The relationship between crime and policing is now accepted among criminologists. Criminologist Richard Rosenfeld wrote, “These days, few knowledgeable students of crime dispute the idea that the quantity or quality of policing has an impact on crime.” Another empirical study by Bocar Ba and Roman Rivera “would appear to confirm the 'Ferguson Effect' theory — that increased scrutiny of police tactics and increased political pressure to prosecute police misconduct leads to reduced effort by officers and causes crime to rise.” Importantly, their study also showed that reform done cooperatively with the police rather than by demonizing them can have a positive effect: “We find that an increase in self-monitoring significantly reduces allegations of constitutional violations, but it does not reduce officer effectiveness, as neither arrests nor crime are affected.”

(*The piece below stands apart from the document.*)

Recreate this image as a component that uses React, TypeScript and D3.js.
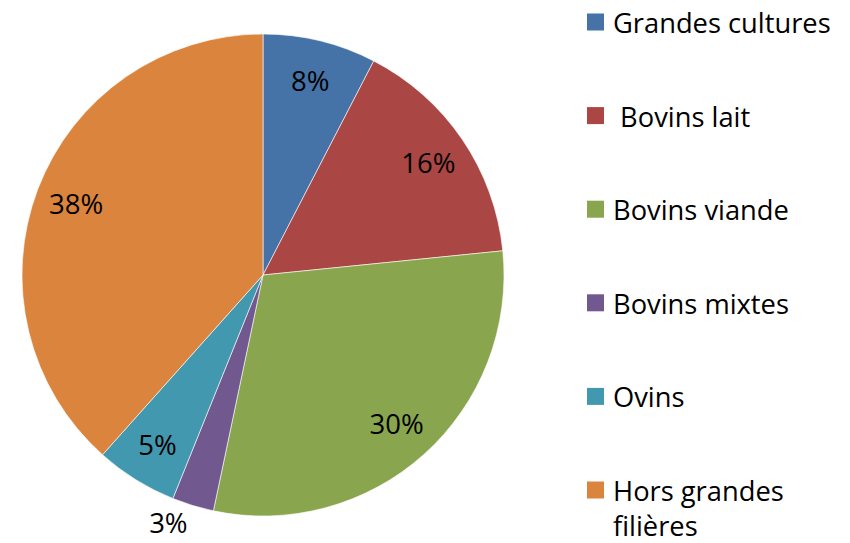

It is a deadly fantasy that replacing the police with counselors and social workers will result in more effective law enforcement and fewer innocent lives lost. To save lives, the impoverished areas of large cities need more, rather than less, of a police presence, although its quality should be improved. The biggest tragedy of this misguided flirtation with a deadly fantasy is that it deflects attention from the significant causes of violence in society — poverty, early childhood development, lack of education, and poor employment prospects — and the real locus of racism and humiliating behavior in policing, which lies more in everyday street encounters than violent confrontations.
Rather than demonize the police, who have a dangerous and difficult job that for the most part keeps us safe, we should search for ways to alleviate the underlying social conditions that trap lives in a world of violence and criminality and focus on weeding out the bad apples while improving the professionalism of the police.